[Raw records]

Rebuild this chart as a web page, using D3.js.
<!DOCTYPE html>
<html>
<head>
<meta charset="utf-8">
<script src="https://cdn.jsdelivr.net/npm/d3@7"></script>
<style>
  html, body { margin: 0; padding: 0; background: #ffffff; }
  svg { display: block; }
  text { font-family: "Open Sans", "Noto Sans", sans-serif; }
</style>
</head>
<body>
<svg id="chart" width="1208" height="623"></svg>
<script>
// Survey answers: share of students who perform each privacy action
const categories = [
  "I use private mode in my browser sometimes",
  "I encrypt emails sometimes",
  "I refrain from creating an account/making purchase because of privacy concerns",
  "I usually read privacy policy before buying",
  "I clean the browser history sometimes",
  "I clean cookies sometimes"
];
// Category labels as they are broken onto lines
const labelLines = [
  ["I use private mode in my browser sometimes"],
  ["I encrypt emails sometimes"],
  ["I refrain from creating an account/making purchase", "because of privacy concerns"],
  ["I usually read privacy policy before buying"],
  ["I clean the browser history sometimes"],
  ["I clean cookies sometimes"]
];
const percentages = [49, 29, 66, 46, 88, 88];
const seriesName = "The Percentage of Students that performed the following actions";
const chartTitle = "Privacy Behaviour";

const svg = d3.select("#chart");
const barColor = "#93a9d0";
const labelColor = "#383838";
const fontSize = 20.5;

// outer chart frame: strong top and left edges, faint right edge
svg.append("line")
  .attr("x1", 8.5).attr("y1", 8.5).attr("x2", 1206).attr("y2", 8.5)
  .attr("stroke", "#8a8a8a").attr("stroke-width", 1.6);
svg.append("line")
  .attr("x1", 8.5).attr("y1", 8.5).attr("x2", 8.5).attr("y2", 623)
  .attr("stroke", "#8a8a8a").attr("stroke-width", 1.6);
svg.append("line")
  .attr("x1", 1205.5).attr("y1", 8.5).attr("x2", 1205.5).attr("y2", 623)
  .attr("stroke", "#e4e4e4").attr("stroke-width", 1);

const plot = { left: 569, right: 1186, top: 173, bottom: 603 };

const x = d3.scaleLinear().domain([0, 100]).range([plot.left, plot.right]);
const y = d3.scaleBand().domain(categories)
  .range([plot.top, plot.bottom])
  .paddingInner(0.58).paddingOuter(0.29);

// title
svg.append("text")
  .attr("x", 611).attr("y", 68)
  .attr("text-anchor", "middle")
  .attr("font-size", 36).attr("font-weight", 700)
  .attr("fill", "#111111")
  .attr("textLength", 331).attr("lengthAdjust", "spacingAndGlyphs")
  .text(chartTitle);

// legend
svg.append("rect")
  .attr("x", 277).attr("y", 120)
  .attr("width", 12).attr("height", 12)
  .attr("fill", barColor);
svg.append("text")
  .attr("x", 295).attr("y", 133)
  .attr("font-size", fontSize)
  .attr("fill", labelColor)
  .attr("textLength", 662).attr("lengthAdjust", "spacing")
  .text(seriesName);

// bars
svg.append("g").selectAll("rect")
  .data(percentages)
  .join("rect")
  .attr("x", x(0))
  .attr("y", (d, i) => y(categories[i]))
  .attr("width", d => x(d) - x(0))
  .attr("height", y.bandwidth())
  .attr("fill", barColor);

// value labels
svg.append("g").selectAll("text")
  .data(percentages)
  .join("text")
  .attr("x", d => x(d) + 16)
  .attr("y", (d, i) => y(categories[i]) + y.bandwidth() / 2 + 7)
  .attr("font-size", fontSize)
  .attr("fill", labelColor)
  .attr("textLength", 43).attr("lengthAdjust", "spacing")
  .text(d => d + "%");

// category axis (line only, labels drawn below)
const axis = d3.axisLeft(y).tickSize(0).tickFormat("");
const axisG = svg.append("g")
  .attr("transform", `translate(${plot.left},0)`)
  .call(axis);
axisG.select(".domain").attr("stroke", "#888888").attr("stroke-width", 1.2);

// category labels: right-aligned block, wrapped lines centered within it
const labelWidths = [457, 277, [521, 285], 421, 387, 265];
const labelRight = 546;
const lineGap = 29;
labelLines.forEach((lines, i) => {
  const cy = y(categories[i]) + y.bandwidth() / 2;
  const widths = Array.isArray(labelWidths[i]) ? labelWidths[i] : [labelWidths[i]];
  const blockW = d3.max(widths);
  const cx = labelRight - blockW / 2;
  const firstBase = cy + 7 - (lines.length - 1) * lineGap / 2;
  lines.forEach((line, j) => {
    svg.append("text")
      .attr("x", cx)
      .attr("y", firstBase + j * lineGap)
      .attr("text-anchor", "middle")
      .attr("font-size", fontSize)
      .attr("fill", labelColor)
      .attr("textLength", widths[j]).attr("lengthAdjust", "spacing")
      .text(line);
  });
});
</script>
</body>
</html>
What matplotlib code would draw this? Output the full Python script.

**What is expected:** Set down the listing above in full, please, exactly as it appears.

**The answer:**
Rebuild this chart as a web page, using D3.js.
<!DOCTYPE html>
<html>
<head>
<meta charset="utf-8">
<script src="https://cdn.jsdelivr.net/npm/d3@7"></script>
<style>
  html, body { margin: 0; padding: 0; background: #ffffff; }
  svg { display: block; }
  text { font-family: "Open Sans", "Noto Sans", sans-serif; }
</style>
</head>
<body>
<svg id="chart" width="1208" height="623"></svg>
<script>
// Survey answers: share of students who perform each privacy action
const categories = [
  "I use private mode in my browser sometimes",
  "I encrypt emails sometimes",
  "I refrain from creating an account/making purchase because of privacy concerns",
  "I usually read privacy policy before buying",
  "I clean the browser history sometimes",
  "I clean cookies sometimes"
];
// Category labels as they are broken onto lines
const labelLines = [
  ["I use private mode in my browser sometimes"],
  ["I encrypt emails sometimes"],
  ["I refrain from creating an account/making purchase", "because of privacy concerns"],
  ["I usually read privacy policy before buying"],
  ["I clean the browser history sometimes"],
  ["I clean cookies sometimes"]
];
const percentages = [49, 29, 66, 46, 88, 88];
const seriesName = "The Percentage of Students that performed the following actions";
const chartTitle = "Privacy Behaviour";

const svg = d3.select("#chart");
const barColor = "#93a9d0";
const labelColor = "#383838";
const fontSize = 20.5;

// outer chart frame: strong top and left edges, faint right edge
svg.append("line")
  .attr("x1", 8.5).attr("y1", 8.5).attr("x2", 1206).attr("y2", 8.5)
  .attr("stroke", "#8a8a8a").attr("stroke-width", 1.6);
svg.append("line")
  .attr("x1", 8.5).attr("y1", 8.5).attr("x2", 8.5).attr("y2", 623)
  .attr("stroke", "#8a8a8a").attr("stroke-width", 1.6);
svg.append("line")
  .attr("x1", 1205.5).attr("y1", 8.5).attr("x2", 1205.5).attr("y2", 623)
  .attr("stroke", "#e4e4e4").attr("stroke-width", 1);

const plot = { left: 569, right: 1186, top: 173, bottom: 603 };

const x = d3.scaleLinear().domain([0, 100]).range([plot.left, plot.right]);
const y = d3.scaleBand().domain(categories)
  .range([plot.top, plot.bottom])
  .paddingInner(0.58).paddingOuter(0.29);

// title
svg.append("text")
  .attr("x", 611).attr("y", 68)
  .attr("text-anchor", "middle")
  .attr("font-size", 36).attr("font-weight", 700)
  .attr("fill", "#111111")
  .attr("textLength", 331).attr("lengthAdjust", "spacingAndGlyphs")
  .text(chartTitle);

// legend
svg.append("rect")
  .attr("x", 277).attr("y", 120)
  .attr("width", 12).attr("height", 12)
  .attr("fill", barColor);
svg.append("text")
  .attr("x", 295).attr("y", 133)
  .attr("font-size", fontSize)
  .attr("fill", labelColor)
  .attr("textLength", 662).attr("lengthAdjust", "spacing")
  .text(seriesName);

// bars
svg.append("g").selectAll("rect")
  .data(percentages)
  .join("rect")
  .attr("x", x(0))
  .attr("y", (d, i) => y(categories[i]))
  .attr("width", d => x(d) - x(0))
  .attr("height", y.bandwidth())
  .attr("fill", barColor);

// value labels
svg.append("g").selectAll("text")
  .data(percentages)
  .join("text")
  .attr("x", d => x(d) + 16)
  .attr("y", (d, i) => y(categories[i]) + y.bandwidth() / 2 + 7)
  .attr("font-size", fontSize)
  .attr("fill", labelColor)
  .attr("textLength", 43).attr("lengthAdjust", "spacing")
  .text(d => d + "%");

// category axis (line only, labels drawn below)
const axis = d3.axisLeft(y).tickSize(0).tickFormat("");
const axisG = svg.append("g")
  .attr("transform", `translate(${plot.left},0)`)
  .call(axis);
axisG.select(".domain").attr("stroke", "#888888").attr("stroke-width", 1.2);

// category labels: right-aligned block, wrapped lines centered within it
const labelWidths = [457, 277, [521, 285], 421, 387, 265];
const labelRight = 546;
const lineGap = 29;
labelLines.forEach((lines, i) => {
  const cy = y(categories[i]) + y.bandwidth() / 2;
  const widths = Array.isArray(labelWidths[i]) ? labelWidths[i] : [labelWidths[i]];
  const blockW = d3.max(widths);
  const cx = labelRight - blockW / 2;
  const firstBase = cy + 7 - (lines.length - 1) * lineGap / 2;
  lines.forEach((line, j) => {
    svg.append("text")
      .attr("x", cx)
      .attr("y", firstBase + j * lineGap)
      .attr("text-anchor", "middle")
      .attr("font-size", fontSize)
      .attr("fill", labelColor)
      .attr("textLength", widths[j]).attr("lengthAdjust", "spacing")
      .text(line);
  });
});
</script>
</body>
</html>
What matplotlib code would draw this? Output the full Python script.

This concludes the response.